Holly James

Holly James’ work is about Phenology – the study of seasons. Her process starts with walking, noticing, and documentation through photography. From photos, she creates a colour library of hex codes. Then she designs grid-based patterns using handmade algorithms. This approach gives the work a natural feel, mirroring nature’s patterns without repeats. Her work refers to Bauhaus textiles by evolving abstract pattern design using digital techniques. She has been using cross-stitch because of its grid-based constraints. These works are a joyful celebration of the ever-changing nature of seasons. The colour library acts as a climate archive to document colours and timings that may irretrievably be lost.

Anno Mitchell

Over the last few years Anno Mitchell has been working on themes of shipwreck, exploring what a wreck might be, what it might mean, how it relates to our cultural and environmental history and how a shipwreck might be used as a framing idea to think about our relationship to the world. ‘Shipwreck’ as a thematic starting point allowing me to develop simultaneous concerns; what it is to be wrecked, what it is to salvage something? How can shipwreck be used as a narrative trapdoor into new worlds? How does shipwreck stand as an idea of disaster – or recovery and resilience?

Melissa Pierce Murray

Melissa Pierce Murray’s practice considers how engagement, interactions, objects and materials can facilitate and deepen awareness of our place in the world.

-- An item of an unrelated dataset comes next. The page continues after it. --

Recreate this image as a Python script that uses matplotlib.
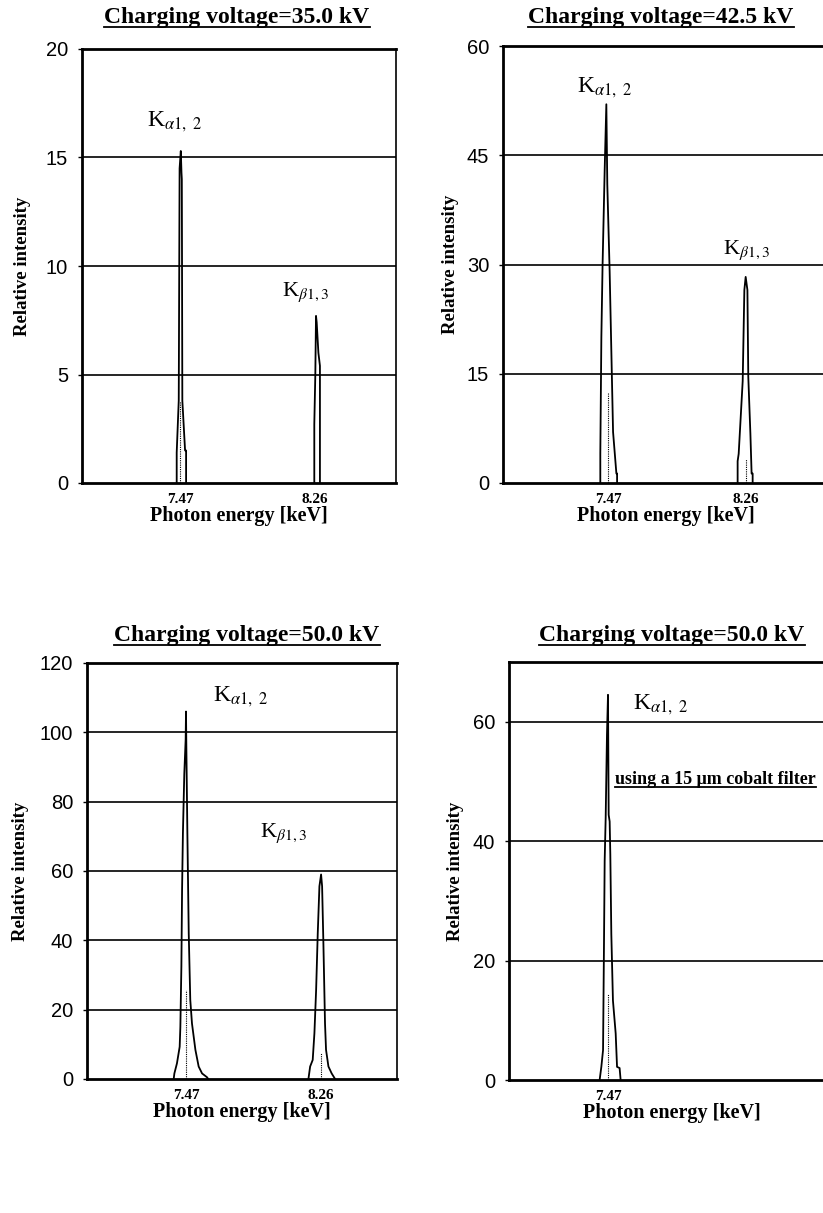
import matplotlib
matplotlib.use("Agg")
import matplotlib.pyplot as plt
from matplotlib.lines import Line2D

W, H = 823, 1213

# ---------------- data ----------------
titles = ["Charging voltage=35.0 kV", "Charging voltage=42.5 kV",
          "Charging voltage=50.0 kV", "Charging voltage=50.0 kV"]
xtick_vals = [[7.47, 8.26], [7.47, 8.26], [7.47, 8.26], [7.47]]
xtick_labels = [["7.47", "8.26"], ["7.47", "8.26"], ["7.47", "8.26"], ["7.47"]]
ytick_vals = [[0, 5, 10, 15, 20], [0, 15, 30, 45, 60],
              [0, 20, 40, 60, 80, 100, 120], [0, 20, 40, 60]]
ylims = [20, 60, 120, 70]
xlims = [(6.897, 8.734), (6.869, 8.735), (6.891, 8.704), (6.890, 8.800)]

# panel 1 (35.0 kV)
e1_ka = [7.451, 7.451, 7.463, 7.468, 7.475, 7.479, 7.481, 7.484, 7.500, 7.506, 7.506]
i1_ka = [0, 1.4, 3.8, 14.5, 15.3, 14.3, 14.0, 3.8, 1.5, 1.5, 0]
e1_kb = [8.256, 8.256, 8.262, 8.266, 8.270, 8.280, 8.289, 8.289]
i1_kb = [0, 2.7, 5.0, 7.7, 7.4, 6.0, 5.4, 0]

# panel 2 (42.5 kV)
e2_ka = [7.426, 7.426, 7.432, 7.439, 7.451, 7.4605, 7.466, 7.4795, 7.499, 7.518, 7.522, 7.522]
i2_ka = [0, 4, 20, 30, 43, 52, 41, 29, 7, 1.3, 1.3, 0]
e2_kb = [8.212, 8.212, 8.218, 8.241, 8.2505, 8.258, 8.268, 8.273, 8.285, 8.292, 8.298, 8.298]
i2_kb = [0, 3, 4, 14, 26.5, 28.3, 26.5, 14.6, 6.8, 1.3, 1.3, 0]

# panel 3 (50.0 kV)
e3_ka = [7.398, 7.402, 7.417, 7.433, 7.437, 7.443, 7.447, 7.452, 7.460, 7.468, 7.470,
         7.472, 7.478, 7.486, 7.495, 7.505, 7.525, 7.544, 7.564, 7.593, 7.600]
i3_ka = [0, 1.6, 4.5, 9.3, 15, 32.5, 54.6, 71, 88, 98, 106,
         96, 71, 42, 22.8, 16, 8.4, 3.6, 1.6, 0.5, 0]
e3_kb = [8.186, 8.196, 8.211, 8.221, 8.231, 8.2405, 8.2503, 8.260, 8.266, 8.2736,
         8.283, 8.289, 8.303, 8.322, 8.342]
i3_kb = [0, 3.6, 5.5, 13.2, 25.7, 42, 55.6, 59, 55.6, 39, 16, 8.4, 3.6, 1.6, 0]

# panel 4 (50.0 kV, 15 um cobalt filter)
e4_ka = [7.421, 7.431, 7.441, 7.447, 7.4505, 7.4564, 7.464, 7.470, 7.474, 7.4797,
         7.4836, 7.4895, 7.499, 7.515, 7.523, 7.538, 7.544]
i4_ka = [0, 2.2, 5, 24.4, 36.7, 43.9, 57.8, 64.5, 44.4, 43.3, 37.8, 24.4, 13.3, 7.8,
         2.2, 2.0, 0]

spectra = [[(e1_ka, i1_ka), (e1_kb, i1_kb)],
           [(e2_ka, i2_ka), (e2_kb, i2_kb)],
           [(e3_ka, i3_ka), (e3_kb, i3_kb)],
           [(e4_ka, i4_ka)]]
# dotted centre lines: (energy, height)
centre_lines = [[(7.468, 3.8)],
                [(7.470, 12.3), (8.260, 3.3)],
                [(7.470, 25.7), (8.260, 7.4)],
                [(7.471, 14.4)]]

# ---------------- layout (pixel boxes: left, right, top, bottom) ----------------
boxes = [(82, 396, 49, 483), (503, 829, 46, 483), (87, 397, 663, 1079), (509, 835, 662, 1080)]
title_pos = [(237, 17), (661, 17), (247, 635), (672, 635)]
ylabel_x = [31, 459, 29, 464]
ka_pos = [(147, 122), (577, 88), (213, 697), (633, 705)]
kb_pos = [(282, 292), (723, 250), (260, 833), None]

SERIF = "Liberation Serif"
SANS = "Liberation Sans"
plt.rcParams["mathtext.fontset"] = "stix"

fig = plt.figure(figsize=(W / 100, H / 100), dpi=100)


def fx(px):
    return px / W


def fy(py):
    return 1 - py / H


axes = []
title_texts = []
for k in range(4):
    l, r, t, b = boxes[k]
    ax = fig.add_axes([fx(l), fy(b), (r - l) / W, (b - t) / H])
    axes.append(ax)
    ax.set_xlim(*xlims[k])
    ax.set_ylim(0, ylims[k])
    for (e, inten) in spectra[k]:
        ax.plot(e, inten, color="black", lw=1.3, zorder=3)
    for (ec, hc) in centre_lines[k]:
        ax.plot([ec, ec], [0, hc], color="black", lw=0.8, ls=(0, (1, 1)), zorder=3)
    for yv in ytick_vals[k][1:]:
        if yv < ylims[k]:
            ax.axhline(yv, color="black", lw=1.2, zorder=1)
    ax.set_yticks(ytick_vals[k])
    ax.set_yticklabels([str(v) for v in ytick_vals[k]], fontfamily=SANS, fontsize=14.5)
    ax.set_xticks(xtick_vals[k])
    ax.set_xticklabels(xtick_labels[k], fontfamily=SERIF, fontsize=11, fontweight="bold")
    ax.tick_params(axis="y", length=3, width=1, pad=7)
    ax.tick_params(axis="x", length=0, pad=7)
    for s in ["left", "bottom", "top"]:
        ax.spines[s].set_linewidth(2.0)
    ax.spines["right"].set_linewidth(1.2)
    ax.set_xlabel("Photon energy [keV]", fontfamily=SERIF, fontsize=14.5,
                  fontweight="bold", labelpad=0)
    ax.set_ylabel("Relative intensity", fontfamily=SERIF, fontsize=13.5,
                  fontweight="bold")
    ax.yaxis.set_label_coords((ylabel_x[k] - l) / (r - l), 0.5)

    tx, ty = title_pos[k]
    tt = fig.text(fx(tx), fy(ty), titles[k], ha="center", va="center",
                  fontfamily=SERIF, fontsize=17, fontweight="bold")
    title_texts.append(tt)

    kx, ky = ka_pos[k]
    fig.text(fx(kx), fy(ky), r"K$_{\alpha 1,\ 2}$", ha="left", va="center",
             fontfamily=SERIF, fontsize=17)
    if kb_pos[k] is not None:
        kx, ky = kb_pos[k]
        fig.text(fx(kx), fy(ky), r"K$_{\beta 1,3}$", ha="left", va="center",
                 fontfamily=SERIF, fontsize=16)

filt = fig.text(fx(615), fy(780), "using a 15 \u03bcm cobalt filter", ha="left",
                va="center", fontfamily=SERIF, fontsize=13, fontweight="bold")

# underline titles and filter note
fig.canvas.draw()
renderer = fig.canvas.get_renderer()
for t, off in [(tt, 3) for tt in title_texts] + [(filt, 2)]:
    bb = t.get_window_extent(renderer)
    yline = bb.y0 - off + 4
    fig.add_artist(Line2D([bb.x0 / W, bb.x1 / W], [yline / H, yline / H],
                          transform=fig.transFigure, color="black", lw=1.3))

fig.savefig("out.png", dpi=100)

Often interactive or participatory, her sculptural works use an aesthetic driven approach to interweave materials, emotion and narrative, creating a tactile allure and unnerving edginess. Murray’s ideas are motivated by studies in literature, physics and art, while sensitivity to place and material arises from her roots in the Colorado mountains.

David Ogle

David Ogle’s practice seeks a mode of fragility, frequently revealing strong geometric forms within a space, lacking the weight and immobility of sculpture. Like the dimensionless properties of line on a flat surface, they exist in space without mass or structure. Working in this way, his practice routinely employs a material that surpasses such physical restraints; light.

Stevie Ronnie

Stevie Ronnie is an interdisciplinary artist and writer based in Northumberland, UK. His practice occupies the boundaries between traditional artistic disciplines. Stevie’s multisensory works are rooted in poetry and poetics, evoking the hidden mechanisms and technologies that underpin our relationship to written and spoken language. He is interested in the stories we tell by not saying.